Introducing Data Quality to the Internet of Things

Participants : Jean-Marie Bonnin, Jean-François Verdonck, Frédéric Weis [contact] .

The Internet of Things (IoT) connects various distributed heterogeneous devices. Such Things sense and actuate their physical environment. The IoT pervades more and more into industrial environments forming the so-called Industrial IoT (IIoT). Especially in industrial environments such as smart factories, the quality of data that IoT devices provide is highly relevant. However, current frameworks for managing the IoT and exchanging data do not provide data quality (DQ) metrics. Pervasive applications deployed in the factory need to know how data are "good" for use. However, the DQ requirements differ from a process to another. Actually, specifying/expressing DQ requirements is a subjective tasks, depending to the specific needs of each targeted application. As an example this could mean how accurate a location of an object that is provided by an IoT system differs from the actual physical position of the object. A Data Quality of 100% could mean that the value represents the actual position. A Data Quality of 0% could mean that the object is not at the reported position. In this example, the value 0% or 100% can be given by a specific software module that is able to filter raw data sent to the IoT system and to deliver the appropriate metric for Dev apps. Building ad hoc solutions for DQ management is perfectly acceptable. But the challenge of writing and deploying applications for the Internet of Things remains often understated. We believe that new approaches are needed, for thinking DQ management in the context of extremely dynamic systems that is the characteristic of the IoT.

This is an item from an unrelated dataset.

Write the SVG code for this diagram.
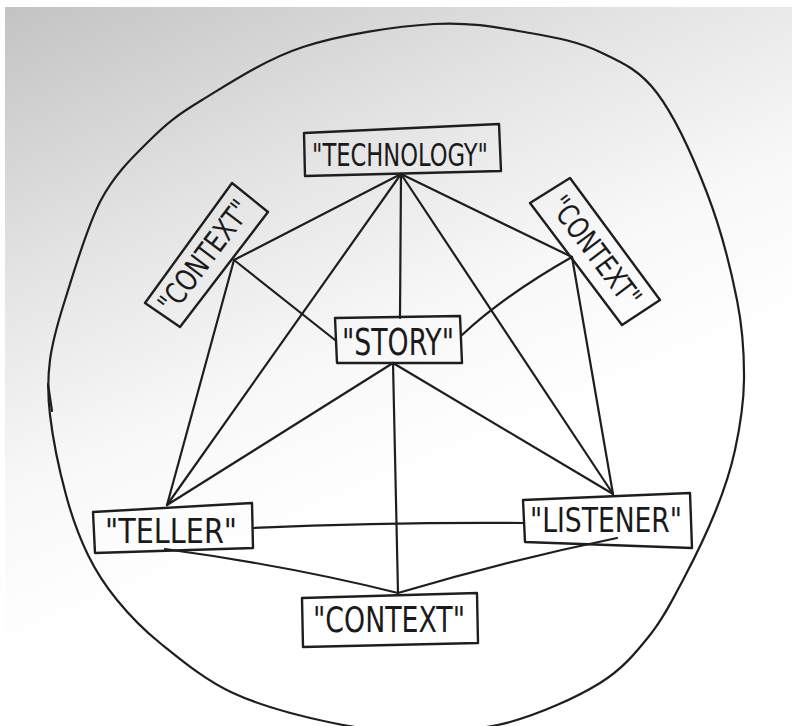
<svg xmlns="http://www.w3.org/2000/svg" width="792" height="726" viewBox="0 0 792 726">
<defs>
<linearGradient id="paper" gradientUnits="userSpaceOnUse" x1="0" y1="0" x2="300" y2="700">
<stop offset="0" stop-color="#c2c2c2"/>
<stop offset="0.35" stop-color="#e4e4e4"/>
<stop offset="0.6" stop-color="#f8f8f8"/>
<stop offset="0.8" stop-color="#ffffff"/>
</linearGradient>
<style>
.ink{fill:none;stroke:#1e1e1e;stroke-width:2.2;stroke-linecap:round;stroke-linejoin:round}
.box{fill:none;stroke:#1e1e1e;stroke-width:2.4;stroke-linejoin:round}
.lbl{font-family:"Liberation Sans Narrow","DejaVu Sans Condensed","Liberation Sans",sans-serif;fill:#1a1a1a;text-anchor:middle}
</style>
</defs>
<rect width="792" height="726" fill="#ffffff"/>
<rect x="5" y="7" width="787" height="719" fill="url(#paper)"/>
<g id="loop">
<path class="ink" d="M434,24 C471.8,21.7 502.3,28.3 530,33 C557.7,37.7 578.8,42 600,52 C621.2,62 639.2,69.5 657,93 C674.8,116.5 693.7,158.5 707,193 C720.3,227.5 730.8,268.8 737,300 C743.2,331.2 744.3,355 744,380 C743.7,405 739.7,428.3 735,450 C730.3,471.7 724.7,488.3 716,510 C707.3,531.7 694,559.2 683,580 C672,600.8 663.8,617.8 650,635 C636.2,652.2 623.3,668.5 600,683 C576.7,697.5 540,713.8 510,722 C480,730.2 449.5,731.8 420,732 C390.5,732.2 364.2,729.5 333,723 C301.8,716.5 261.8,706.3 233,693 C204.2,679.7 179.3,658.5 160,643 C140.7,627.5 129,614.7 117,600 C105,585.3 96.5,572.5 88,555 C79.5,537.5 72.3,518.3 66,495 C59.7,471.7 52.7,437.5 50,415 C47.3,392.5 47.5,379.2 50,360 C52.5,340.8 56.5,326.7 65,300 C73.5,273.3 86.8,226.7 101,200 C115.2,173.3 133.2,156.7 150,140 C166.8,123.3 176.5,115.5 202,100 C227.5,84.5 264.3,59.7 303,47 C341.7,34.3 396.2,26.3 434,24 Z"/>
<path class="ink" d="M48,384 L52,411"/>
</g>
<g id="connectors">
<path class="ink" d="M401,174 L234,260"/>
<path class="ink" d="M401,174 L167,505"/>
<path class="ink" d="M401,174 L400,318"/>
<path class="ink" d="M401,174 L613,494"/>
<path class="ink" d="M401,174 L572,257"/>
<path class="ink" d="M234,260 L335,340"/>
<path class="ink" d="M234,260 L167,505"/>
<path class="ink" d="M572,257 Q505,295 462,335"/>
<path class="ink" d="M572,257 L613,494"/>
<path class="ink" d="M393,363 L167,505"/>
<path class="ink" d="M393,363 L398,593"/>
<path class="ink" d="M393,363 L613,494"/>
<path class="ink" d="M253,528 Q390,522 523,523"/>
<path class="ink" d="M165,549 Q290,566 398,593"/>
<path class="ink" d="M617,538 Q510,560 398,593"/>
</g>
<g id="technology">
<polygon class="box" points="304,133 499,124 501,171 305,176"/>
<text class="lbl" x="400" y="166" font-size="32" textLength="176" lengthAdjust="spacingAndGlyphs">"TECHNOLOGY"</text>
</g>
<g id="context-left">
<polygon class="box" points="232,183 268,212 180,327 145,303"/>
<text class="lbl" transform="translate(204,256) rotate(-53)" x="0" y="11" font-size="30" textLength="132" lengthAdjust="spacingAndGlyphs">"CONTEXT"</text>
</g>
<g id="context-right">
<polygon class="box" points="570,178 660,300 622,325 530,203"/>
<text class="lbl" transform="translate(596,251) rotate(53)" x="0" y="11" font-size="30" textLength="130" lengthAdjust="spacingAndGlyphs">"CONTEXT"</text>
</g>
<g id="story">
<polygon class="box" points="335,318 460,316 462,363 337,363"/>
<text class="lbl" x="398" y="355" font-size="38" textLength="112" lengthAdjust="spacingAndGlyphs">"STORY"</text>
</g>
<g id="teller">
<polygon class="box" points="93,512 252,503 253,548 95,553"/>
<text class="lbl" x="171" y="543" font-size="34" textLength="132" lengthAdjust="spacingAndGlyphs">"TELLER"</text>
</g>
<g id="listener">
<polygon class="box" points="523,500 690,493 692,548 525,542"/>
<text class="lbl" x="606" y="532" font-size="34" textLength="152" lengthAdjust="spacingAndGlyphs">"LISTENER"</text>
</g>
<g id="context-bottom">
<polygon class="box" points="302,598 477,593 478,643 303,647"/>
<text class="lbl" x="389" y="632" font-size="36" textLength="152" lengthAdjust="spacingAndGlyphs">"CONTEXT"</text>
</g>
</svg>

In 2018, we started to define DQ software services that are able to query data and retrieve a collection of DQ metrics that the developer need. The goal is to enable developers to access, configure and tweak any DQ mechanisms in an easy way. Facilitating embedding of DQ capabilities will demand a new type of "endpoint" services, deployed to industrial pervasive environments. We obtained first results of our work towards establishing metrics and tools to enable IoT developers to know and use the quality of data they obtain from the IoT. Our approach combines continuous data analytics with modeling expected behavior of sensors in order to weight the inputs of different sensors to reduce the overall error. Key challenges of our work are semantic modeling of the data quality and modeling the expected behavior of sensors. We illustrated our approach at the example of localizing production robots in a factory. We demonstrated the potential of our first solutions with a demonstration at the AdHoc Now conference (see figure 5). We managed to significantly reduce the error introduced by faulty sensors. This should lead to publishing on both DQ and programming aspects of our approach.

Figure 5. Demonstration at adhoc now 2018

This work has been done in collaboration with Technical University of Munich.